**To do**
Extract the lines of the material below, beginning with the first and ending with the line that holds "(0,5) -- (1568,5);". Skip every picture.

## START

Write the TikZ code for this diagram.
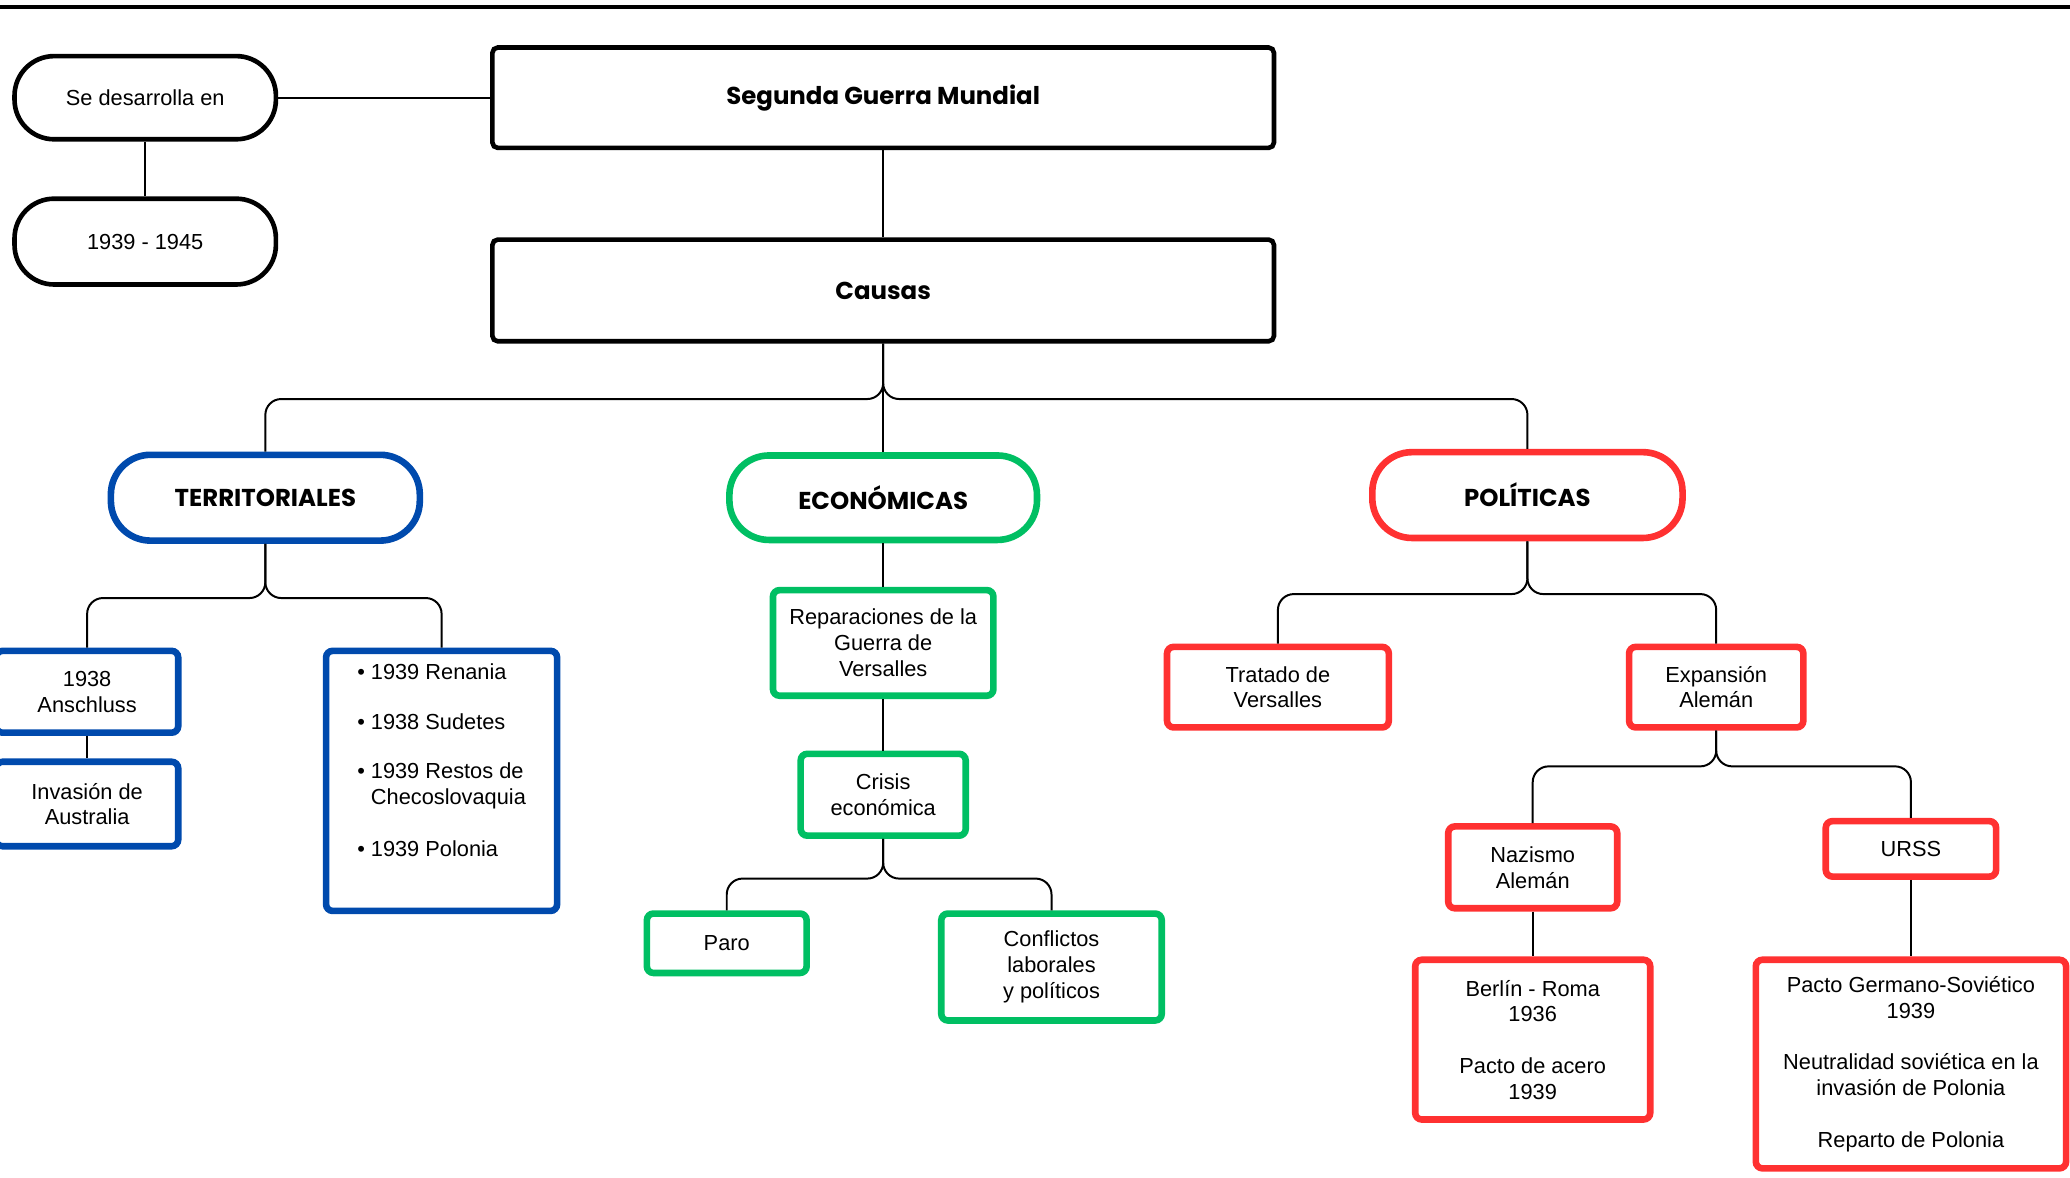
\documentclass[tikz,border=0pt]{standalone}
\usepackage{fontspec}
\setmainfont{Liberation Sans}
\newfontfamily\titulofont{Poppins}
\usetikzlibrary{positioning}

\definecolor{azul}{HTML}{004AAD}
\definecolor{verde}{HTML}{00BF63}
\definecolor{rojo}{HTML}{FF3131}

\begin{document}
\begin{tikzpicture}[x=1pt, y=-1pt,
    every node/.style={inner sep=0pt, align=center, font=\fontsize{16.5}{19.5}\selectfont},
    caja/.style={draw, rounded corners=4pt, line width=3.5pt},
    pill/.style={draw, rounded corners=30pt, line width=3.5pt},
    titulo/.style={font=\fontsize{18.5}{21}\selectfont\titulofont\bfseries},
    azulbox/.style={draw=azul, rounded corners=5pt, line width=5pt},
    verdebox/.style={draw=verde, rounded corners=5pt, line width=5pt},
    rojobox/.style={draw=rojo, rounded corners=5pt, line width=5pt},
    rama/.style={line width=1.5pt, rounded corners=12pt}]

  \useasboundingbox (0,0) rectangle (1568,892);
  \draw[line width=3pt] (0,5) -- (1568,5);

  % cabecera
  \node[pill, minimum width=198pt, minimum height=63pt] (desarrolla) at (110,74) {Se desarrolla en};
  \node[pill, minimum width=198pt, minimum height=65pt] (anios) at (110,183) {1939 - 1945};
  \node[caja, titulo, minimum width=592pt, minimum height=76pt] (sgm) at (669,74) {Segunda Guerra Mundial};
  \node[caja, titulo, minimum width=592pt, minimum height=77pt] (causas) at (669,220) {Causas};

  % tipos de causas
  \node[azulbox, titulo, rounded corners=30pt, minimum width=234pt, minimum height=65pt] (terr) at (201,377) {TERRITORIALES};
  \node[verdebox, titulo, rounded corners=30pt, minimum width=233pt, minimum height=64pt] (econ) at (669,377) {ECONÓMICAS};
  \node[rojobox, titulo, rounded corners=30pt, minimum width=235pt, minimum height=65pt] (poli) at (1157,375) {POLÍTICAS};

  % territoriales
  \node[azulbox, minimum width=138pt, minimum height=62pt] (anschluss) at (66,524) {1938\\Anschluss};
  \node[azulbox, minimum width=138pt, minimum height=64pt] (invasion) at (66,609) {Invasión de\\Australia};
  \node[azulbox, align=left, minimum width=175pt, minimum height=197pt] (listaterr) at (334.5,591.5)
    {\textbullet\ 1939 Renania\\[18pt]
     \textbullet\ 1938 Sudetes\\[18pt]
     \textbullet\ 1939 Restos de\\
     \phantom{\textbullet\ }Checoslovaquia\\[20pt]
     \textbullet\ 1939 Polonia\\[12pt]};

  % economicas
  \node[verdebox, minimum width=167pt, minimum height=80pt] (reparaciones) at (669,487) {Reparaciones de la\\Guerra de\\Versalles};
  \node[verdebox, minimum width=125pt, minimum height=62pt] (crisis) at (669,602) {Crisis\\económica};
  \node[verdebox, minimum width=121pt, minimum height=45pt] (paro) at (550.5,714.5) {Paro};
  \node[verdebox, minimum width=167pt, minimum height=81pt] (conflictos) at (796.5,732.5) {Conflictos\\laborales\\y políticos};

  % politicas
  \node[rojobox, minimum width=168pt, minimum height=61pt] (tratado) at (968,520.5) {Tratado de\\Versalles};
  \node[rojobox, minimum width=132pt, minimum height=61pt] (expansion) at (1300,520.5) {Expansión\\Alemán};
  \node[rojobox, minimum width=128pt, minimum height=62pt] (nazismo) at (1161,657) {Nazismo\\Alemán};
  \node[rojobox, minimum width=129pt, minimum height=42pt] (urss) at (1447.5,643) {URSS};
  \node[rojobox, minimum width=178pt, minimum height=121pt] (berlin) at (1161,787.5)
    {Berlín - Roma\\1936\\[19.5pt]Pacto de acero\\1939};
  \node[rojobox, minimum width=235pt, minimum height=158pt] (pacto) at (1447.5,806)
    {Pacto Germano-Soviético\\1939\\[19.5pt]Neutralidad soviética en la\\invasión de Polonia\\[19.5pt]Reparto de Polonia};

  % conectores
  \draw[line width=1.5pt] (desarrolla.east) -- (sgm.west);
  \draw[line width=1.5pt] (desarrolla.south) -- (anios.north);
  \draw[line width=1.5pt] (sgm.south) -- (causas.north);

  \draw[rama] (causas.south) -- ++(0,42) -| (terr.north);
  \draw[rama] (causas.south) -- ++(0,42) -| (poli.north);
  \draw[line width=1.5pt] (causas.south) -- (econ.north);

  \draw[rama] (terr.south) -- ++(0,41) -| (anschluss.north);
  \draw[rama] (terr.south) -- ++(0,41) -| (listaterr.north);
  \draw[line width=1.5pt] (anschluss.south) -- (invasion.north);

  \draw[line width=1.5pt] (econ.south) -- (reparaciones.north);
  \draw[line width=1.5pt] (reparaciones.south) -- (crisis.north);
  \draw[rama] (crisis.south) -- ++(0,30) -| (paro.north);
  \draw[rama] (crisis.south) -- ++(0,30) -| (conflictos.north);

  \draw[rama] (poli.south) -- ++(0,40) -| (tratado.north);
  \draw[rama] (poli.south) -- ++(0,40) -| (expansion.north);
  \draw[rama] (expansion.south) -- ++(0,27) -| (nazismo.north);
  \draw[rama] (expansion.south) -- ++(0,27) -| (urss.north);
  \draw[line width=1.5pt] (nazismo.south) -- (berlin.north);
  \draw[line width=1.5pt] (urss.south) -- (pacto.north);
\end{tikzpicture}
\end{document}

## END

**Response to the exercise**
Write the TikZ code for this diagram.
\documentclass[tikz,border=0pt]{standalone}
\usepackage{fontspec}
\setmainfont{Liberation Sans}
\newfontfamily\titulofont{Poppins}
\usetikzlibrary{positioning}

\definecolor{azul}{HTML}{004AAD}
\definecolor{verde}{HTML}{00BF63}
\definecolor{rojo}{HTML}{FF3131}

\begin{document}
\begin{tikzpicture}[x=1pt, y=-1pt,
    every node/.style={inner sep=0pt, align=center, font=\fontsize{16.5}{19.5}\selectfont},
    caja/.style={draw, rounded corners=4pt, line width=3.5pt},
    pill/.style={draw, rounded corners=30pt, line width=3.5pt},
    titulo/.style={font=\fontsize{18.5}{21}\selectfont\titulofont\bfseries},
    azulbox/.style={draw=azul, rounded corners=5pt, line width=5pt},
    verdebox/.style={draw=verde, rounded corners=5pt, line width=5pt},
    rojobox/.style={draw=rojo, rounded corners=5pt, line width=5pt},
    rama/.style={line width=1.5pt, rounded corners=12pt}]

  \useasboundingbox (0,0) rectangle (1568,892);
  \draw[line width=3pt] (0,5) -- (1568,5);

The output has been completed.